The US withdrawal and Taliban takeover will also pose serious problems for Afghanistan’s neighbors. Pakistan’s military and religious extremists are delighted to see Afghanistan in the hands of an organization they helped to create and have supported. Prime Minister Imran Khan says the US retreat “broke the shackles of slavery” for Afghans. But now that they’re in charge in Kabul, the Taliban are less dependent on Pakistan’s goodwill, particularly because they have more options for cash and other resources (see China, in particular) than they did before NATO arrived in 2001. In addition, Pakistan could soon face a refugee crisis as many Afghans flee the Taliban, while extremists within Pakistan could use the Taliban’s victory to boost their own cause. That could lead to terrorist attacks inside Pakistan that destabilize its government too.

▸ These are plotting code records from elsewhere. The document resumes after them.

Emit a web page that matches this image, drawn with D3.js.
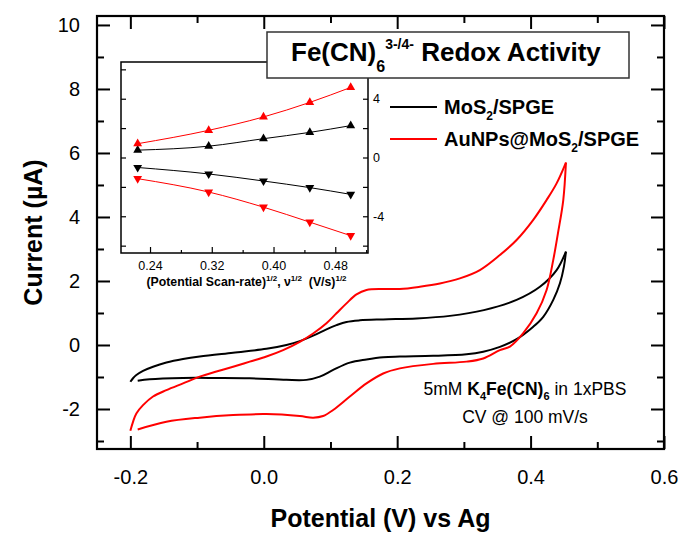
<!DOCTYPE html>
<html>
<head>
<meta charset="utf-8">
<script src="https://cdn.jsdelivr.net/npm/d3@7"></script>
<style>
  body { margin: 0; background: #fff; }
  text { font-family: "Liberation Sans", Arial, sans-serif; }
</style>
</head>
<body>
<svg id="cvChart" width="680" height="534"></svg>
<script>
// CV loops, [potential V, current uA]
const mosForward = [[-0.200,-1.15],[-0.196,-1.04],[-0.191,-0.94],[-0.181,-0.81],[-0.166,-0.68],[-0.146,-0.55],[-0.121,-0.44],[-0.096,-0.36],[-0.046,-0.24],[0.004,-0.12],[0.034,0.0],[0.054,0.12],[0.074,0.29],[0.094,0.49],[0.109,0.62],[0.124,0.72],[0.144,0.77],[0.179,0.80],[0.229,0.83],[0.279,0.91],[0.330,1.09],[0.379,1.41],[0.414,1.82],[0.439,2.34],[0.453,2.92]];
const mosReverse = [[0.453,2.92],[0.450,2.45],[0.444,1.93],[0.434,1.41],[0.419,0.88],[0.404,0.57],[0.379,0.18],[0.354,-0.06],[0.329,-0.21],[0.304,-0.29],[0.254,-0.34],[0.204,-0.36],[0.179,-0.38],[0.154,-0.45],[0.129,-0.55],[0.104,-0.78],[0.084,-0.99],[0.064,-1.09],[0.034,-1.09],[-0.021,-1.04],[-0.071,-1.03],[-0.121,-1.03],[-0.171,-1.07],[-0.189,-1.12]];
const auForward = [[-0.200,-2.68],[-0.196,-2.40],[-0.191,-2.14],[-0.181,-1.88],[-0.166,-1.61],[-0.146,-1.41],[-0.121,-1.20],[-0.096,-0.99],[-0.071,-0.83],[-0.046,-0.68],[-0.021,-0.52],[0.004,-0.36],[0.029,-0.16],[0.054,0.10],[0.074,0.36],[0.094,0.68],[0.109,0.99],[0.124,1.30],[0.139,1.58],[0.154,1.72],[0.179,1.75],[0.204,1.75],[0.234,1.82],[0.264,1.92],[0.294,2.08],[0.324,2.34],[0.354,2.81],[0.379,3.28],[0.404,3.91],[0.424,4.53],[0.439,5.05],[0.453,5.70]];
const auReverse = [[0.453,5.70],[0.449,4.53],[0.441,3.49],[0.434,2.66],[0.424,1.72],[0.409,0.99],[0.389,0.37],[0.369,-0.05],[0.354,-0.16],[0.329,-0.42],[0.304,-0.52],[0.254,-0.59],[0.204,-0.73],[0.179,-0.89],[0.154,-1.20],[0.129,-1.61],[0.104,-2.03],[0.089,-2.22],[0.074,-2.27],[0.054,-2.22],[0.004,-2.16],[-0.046,-2.19],[-0.096,-2.27],[-0.146,-2.40],[-0.189,-2.64]];

// inset: peak current vs sqrt(scan rate)
const sqrtScanRate = [0.224, 0.316, 0.387, 0.447, 0.500];
const mosAnodic = [0.50, 0.77, 1.28, 1.71, 2.17];
const mosCathodic = [-0.68, -1.12, -1.60, -2.05, -2.51];
const auAnodic = [0.94, 1.85, 2.76, 3.75, 4.77];
const auCathodic = [-1.44, -2.35, -3.38, -4.40, -5.32];

const xMajor = [-0.2, 0.0, 0.2, 0.4, 0.6];
const xMinor = [-0.1, 0.1, 0.3, 0.5];
const yMajor = [-2, 0, 2, 4, 6, 8, 10];
const yMinor = [-3, -1, 1, 3, 5, 7, 9];
const insetXMajor = [0.24, 0.32, 0.40, 0.48];
const insetXMinor = [0.28, 0.36, 0.44, 0.52];
const insetYMajor = [-4, 0, 4];
const insetYMinor = [-6, -2, 2, 6];

const svg = d3.select("svg#cvChart");
const box = { left: 97, right: 664, top: 16, bottom: 449 };

// plain hyphen for negatives, like the original
const fmt = d3.formatLocale({ decimal: ".", thousands: ",", grouping: [3], currency: ["", ""], minus: "-" }).format;

const x = d3.scaleLinear().domain([-0.25, 0.6]).range([box.left, box.right]);
const y = d3.scaleLinear().domain([-3.25, 10.28]).range([box.bottom, box.top]);

// all ticks point inward, Origin style
function tickAxis(axisFn, scale, values, size, withLabels, f) {
  let ax = axisFn(scale).tickValues(values).tickSize(-size).tickSizeOuter(0);
  if (!withLabels) ax = ax.tickFormat("");
  else if (f) ax = ax.tickFormat(f);
  return ax;
}

function styleAxis(g, width) {
  g.select(".domain").remove();
  g.selectAll("line").attr("stroke", "#000").attr("stroke-width", width);
}

let g;
g = svg.append("g").attr("transform", `translate(0,${box.bottom})`)
  .call(tickAxis(d3.axisBottom, x, xMajor, 13, true, fmt(".1f")).tickPadding(21));
styleAxis(g, 2);
g.selectAll("text").style("font-size", "20px").attr("fill", "#000");
g = svg.append("g").attr("transform", `translate(0,${box.bottom})`)
  .call(tickAxis(d3.axisBottom, x, xMinor, 7, false));
styleAxis(g, 2);
g = svg.append("g").attr("transform", `translate(0,${box.top})`)
  .call(tickAxis(d3.axisTop, x, xMajor, 13, false));
styleAxis(g, 2);
g = svg.append("g").attr("transform", `translate(0,${box.top})`)
  .call(tickAxis(d3.axisTop, x, xMinor, 7, false));
styleAxis(g, 2);

g = svg.append("g").attr("transform", `translate(${box.left},0)`)
  .call(tickAxis(d3.axisLeft, y, yMajor, 13, true, fmt("d")).tickPadding(17));
styleAxis(g, 2);
g.selectAll("text").style("font-size", "20px").attr("fill", "#000");
g = svg.append("g").attr("transform", `translate(${box.left},0)`)
  .call(tickAxis(d3.axisLeft, y, yMinor, 7, false));
styleAxis(g, 2);
g = svg.append("g").attr("transform", `translate(${box.right},0)`)
  .call(tickAxis(d3.axisRight, y, yMajor, 13, false));
styleAxis(g, 2);
g = svg.append("g").attr("transform", `translate(${box.right},0)`)
  .call(tickAxis(d3.axisRight, y, yMinor, 7, false));
styleAxis(g, 2);

svg.append("rect")
  .attr("x", box.left).attr("y", box.top)
  .attr("width", box.right - box.left).attr("height", box.bottom - box.top)
  .attr("fill", "none").attr("stroke", "#000").attr("stroke-width", 2.2);

// CV curves
const cvLine = d3.line().x(d => x(d[0])).y(d => y(d[1])).curve(d3.curveCatmullRom.alpha(0.5));
[[mosForward, "#000"], [mosReverse, "#000"], [auForward, "#ff0000"], [auReverse, "#ff0000"]]
  .forEach(([pts, col]) => {
    svg.append("path").attr("d", cvLine(pts))
      .attr("fill", "none").attr("stroke", col).attr("stroke-width", 2)
      .attr("stroke-linejoin", "miter");
  });

// axis titles
svg.append("text")
  .attr("x", (box.left + box.right) / 2).attr("y", 527)
  .attr("text-anchor", "middle")
  .style("font-size", "25px").style("font-weight", "bold")
  .text("Potential (V) vs Ag");
svg.append("text")
  .attr("transform", `translate(42,${(box.top + box.bottom) / 2}) rotate(-90)`)
  .attr("text-anchor", "middle")
  .style("font-size", "25px").style("font-weight", "bold")
  .text("Current (\u00b5A)");

// inset
const ibox = { left: 121, right: 368, top: 62, bottom: 253 };
const ix = d3.scaleLinear().domain([0.2024, 0.5224]).range([ibox.left, ibox.right]);
const iy = d3.scaleLinear().domain([-6.5, 6.5]).range([ibox.bottom, ibox.top]);
const inset = svg.append("g").attr("id", "inset");

inset.append("rect")
  .attr("x", ibox.left).attr("y", ibox.top)
  .attr("width", ibox.right - ibox.left).attr("height", ibox.bottom - ibox.top)
  .attr("fill", "#fff");

g = inset.append("g").attr("transform", `translate(0,${ibox.bottom})`)
  .call(tickAxis(d3.axisBottom, ix, insetXMajor, 6, true, fmt(".2f")).tickPadding(8));
styleAxis(g, 1.2);
g.selectAll("text").style("font-size", "12.5px").attr("fill", "#000");
g = inset.append("g").attr("transform", `translate(0,${ibox.bottom})`)
  .call(tickAxis(d3.axisBottom, ix, insetXMinor, 3, false));
styleAxis(g, 1.2);

g = inset.append("g").attr("transform", `translate(${ibox.right},0)`)
  .call(tickAxis(d3.axisRight, iy, insetYMajor, 5, true, fmt("d")).tickPadding(5));
styleAxis(g, 1.2);
g.selectAll("text").style("font-size", "12.5px").attr("fill", "#000");
g = inset.append("g").attr("transform", `translate(${ibox.right},0)`)
  .call(tickAxis(d3.axisRight, iy, insetYMinor, 5, false));
styleAxis(g, 1.2);
g = inset.append("g").attr("transform", `translate(${ibox.left},0)`)
  .call(tickAxis(d3.axisLeft, iy, insetYMajor.concat(insetYMinor), 5, false));
styleAxis(g, 1.2);

inset.append("rect")
  .attr("x", ibox.left).attr("y", ibox.top)
  .attr("width", ibox.right - ibox.left).attr("height", ibox.bottom - ibox.top)
  .attr("fill", "none").attr("stroke", "#000").attr("stroke-width", 1.5);

const insetLine = d3.line().x(d => ix(d[0])).y(d => iy(d[1])).curve(d3.curveMonotoneX);
const insetSeries = [
  { vals: mosAnodic, color: "#000", up: true },
  { vals: mosCathodic, color: "#000", up: false },
  { vals: auAnodic, color: "#ff0000", up: true },
  { vals: auCathodic, color: "#ff0000", up: false },
];
const tri = d3.symbol().type(d3.symbolTriangle).size(34);
insetSeries.forEach(s => {
  const pts = sqrtScanRate.map((v, i) => [v, s.vals[i]]);
  inset.append("path").attr("d", insetLine(pts))
    .attr("fill", "none").attr("stroke", s.color).attr("stroke-width", 1);
  inset.append("g").selectAll("path").data(pts).join("path")
    .attr("d", tri)
    .attr("transform", d => `translate(${ix(d[0])},${iy(d[1])}) rotate(${s.up ? 0 : 180})`)
    .attr("fill", s.color);
});

const ixLabel = inset.append("text")
  .attr("x", (ibox.left + ibox.right) / 2 + 2).attr("y", 286)
  .attr("text-anchor", "middle")
  .style("font-size", "12.3px").style("font-weight", "bold");
ixLabel.append("tspan").text("(Potential Scan-rate)");
ixLabel.append("tspan").attr("dy", -5).style("font-size", "8px").text("1/2");
ixLabel.append("tspan").attr("dy", 5).text(", \u03bd");
ixLabel.append("tspan").attr("dy", -5).style("font-size", "8px").text("1/2");
ixLabel.append("tspan").attr("dy", 5).text("\u00a0 (V/s)");
ixLabel.append("tspan").attr("dy", -5).style("font-size", "8px").text("1/2");

// title box
svg.append("rect")
  .attr("x", 267).attr("y", 32).attr("width", 362).attr("height", 46)
  .attr("fill", "#fff").attr("stroke", "#333").attr("stroke-width", 1.5);
const title = svg.append("text")
  .attr("x", 291).attr("y", 61)
  .style("font-size", "26px").style("font-weight", "bold");
title.append("tspan").text("Fe(CN)");
title.append("tspan").attr("dy", 11).style("font-size", "16px").text("6");
title.append("tspan").attr("dy", -23).style("font-size", "14px").text("3-/4-");
title.append("tspan").attr("dy", 12).text(" Redox Activity");

// legend
const legendRows = [
  { color: "#000", parts: ["MoS", "2", "/SPGE"], yy: 107 },
  { color: "#ff0000", parts: ["AuNPs@MoS", "2", "/SPGE"], yy: 139 },
];
legendRows.forEach(r => {
  svg.append("line")
    .attr("x1", 390).attr("x2", 437).attr("y1", r.yy).attr("y2", r.yy)
    .attr("stroke", r.color).attr("stroke-width", 2);
  const t = svg.append("text").attr("x", 444).attr("y", r.yy + 7)
    .style("font-size", "20px").style("font-weight", "bold");
  t.append("tspan").text(r.parts[0]);
  t.append("tspan").attr("dy", 6).style("font-size", "12px").text(r.parts[1]);
  t.append("tspan").attr("dy", -6).text(r.parts[2]);
});

// experimental note
const note = svg.append("text").attr("x", 525).attr("y", 395)
  .attr("text-anchor", "middle").style("font-size", "17.5px");
note.append("tspan").text("5mM ");
note.append("tspan").style("font-weight", "bold").text("K");
note.append("tspan").attr("dy", 5).style("font-weight", "bold").style("font-size", "11px").text("4");
note.append("tspan").attr("dy", -5).style("font-weight", "bold").text("Fe(CN)");
note.append("tspan").attr("dy", 5).style("font-weight", "bold").style("font-size", "11px").text("6");
note.append("tspan").attr("dy", -5).text(" in 1xPBS");
svg.append("text").attr("x", 525).attr("y", 423)
  .attr("text-anchor", "middle").style("font-size", "17.5px")
  .text("CV @ 100 mV/s");
</script>
</body>
</html>
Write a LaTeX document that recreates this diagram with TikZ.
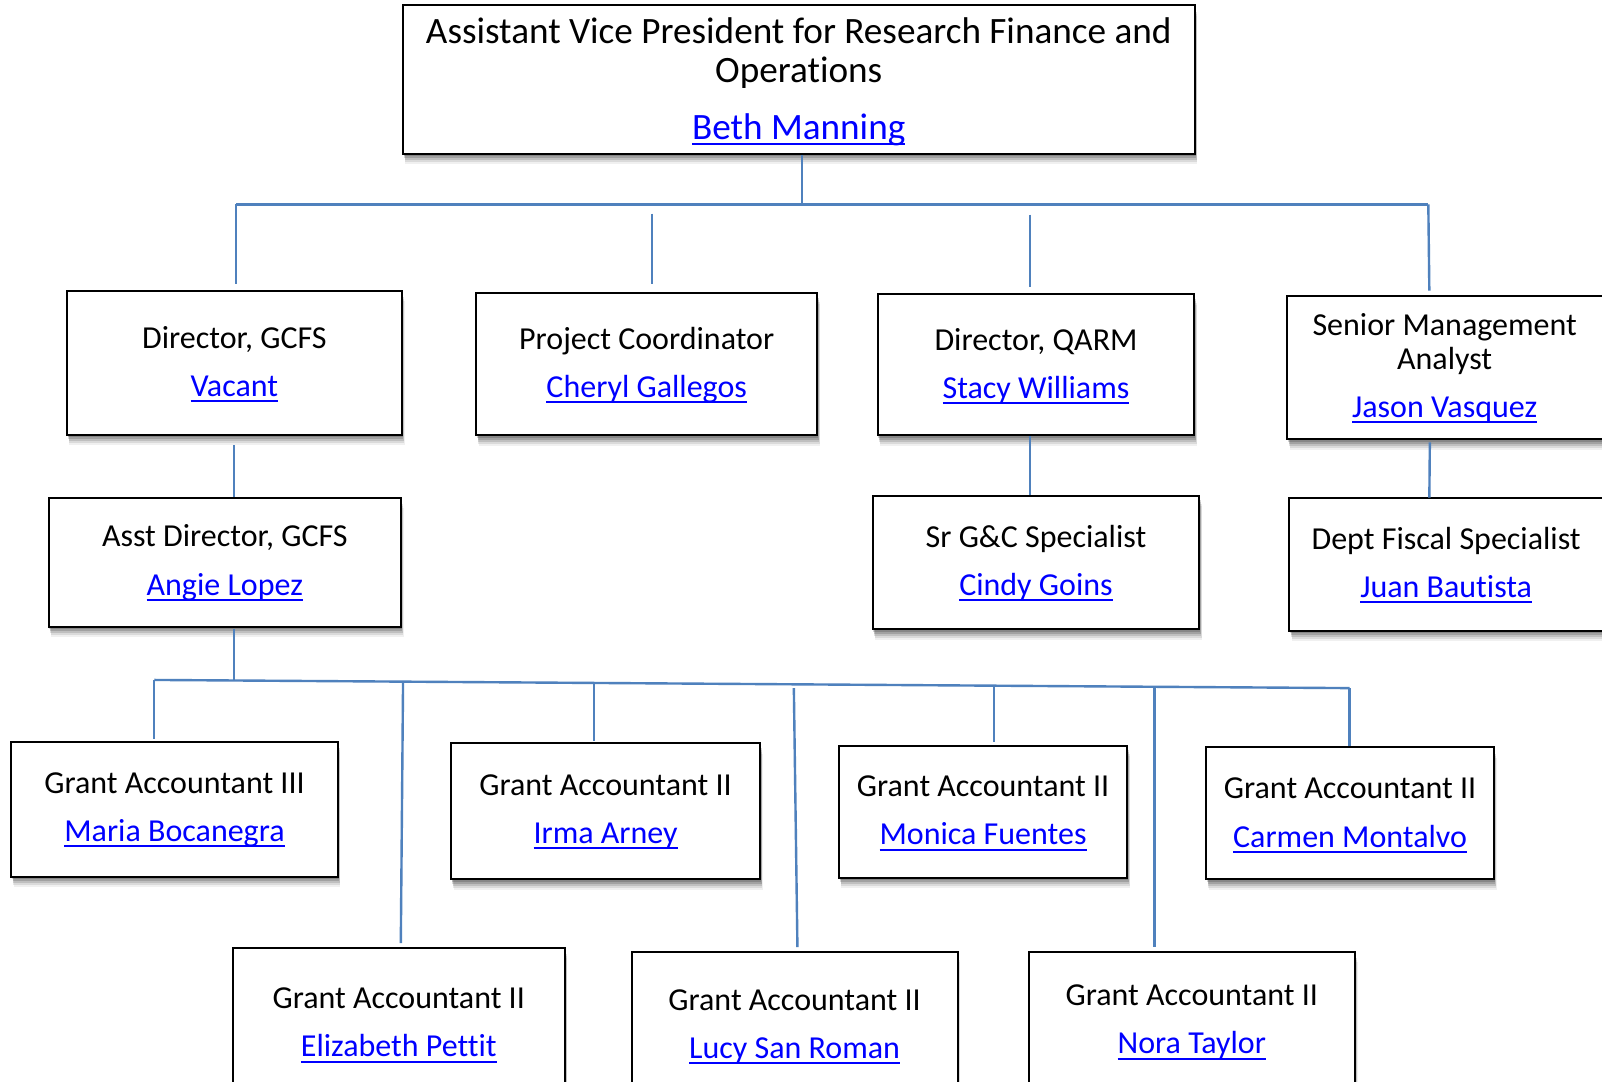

The former Soviet neighbors are surely nervous. Vladimir Putin enjoyed the humiliating US retreat, particularly since he well remembers the lines of Soviet tanks leaving that country in 1989 and the impact they had on Soviet international standing. But instability in Afghanistan threatens Russia, which continues to list the Taliban as a terrorist group, with support for radical Islamic extremism, particularly in the South Caucasus. The governments of Central Asian states Uzbekistan and Tajikistan are right to fear a potential wave of refugees if anti-Taliban resistance continues to grow in Afghanistan’s north, and the presence inside that region of ethnic Uzbeks and Tajiks add more risks of political instability in Central Asia.

Iran is also happy to see the US government look inept, but the Taliban’s return poses trouble there too. NATO-occupied Afghanistan was a crucial source of dollars via cross-border spillover from Western aid. It will now become a source of refugees, drugs, and economic instability.

No country in the neighborhood has changed more over the past 20 years than China, which will now, for the first time, play an active role in trying to keep Afghanistan stable. Beijing needs to ensure that Afghanistan doesn’t become a haven for extremists angered by China’s persecuted Uyghur ethnic minority and a launchpad for terrorist attacks there or elsewhere in China. Beijing also fears a spillover of violence from Afghanistan into Central Asia, where China has invested heavily in President Xi Jinping’s ambitious “Belt and Road Initiative,” infrastructure projects designed to boost China’s economy and international influence.

Even Europe has more at stake than the US in Afghanistan. EU governments fear from Afghanistan a return to the migration and terrorism fears sparked by Syria’s civil war and unrest elsewhere in North Africa.

As Americans pause to reflect on all that’s changed inside their country and for the US role in the world over the past 20 years, understanding the limits of US interests in Afghanistan should play a role in how they think about the next 20 years. The greatest failure since 9/11 comes not from the inability to build democracy in Iraq and Afghanistan or to remake US relations with the Muslim world. It’s in the failure of our leaders—and the American people—to extend the unity that existed after the attack to help the United States build a more perfect union.

Two decades later, the greatest tragedy for the United States is the likelihood that another terrorist attack on US soil would further divide the country. A Gallup poll taken in the days after 9/11 gave George W. Bush a 90 percent approval rating as Americans united in support of their president and the ideal of consensus. It didn’t last, of course, but there was a brief moment when Americans were reminded of all they have in common. A generation later, the question we must answer is whether those days are gone for good.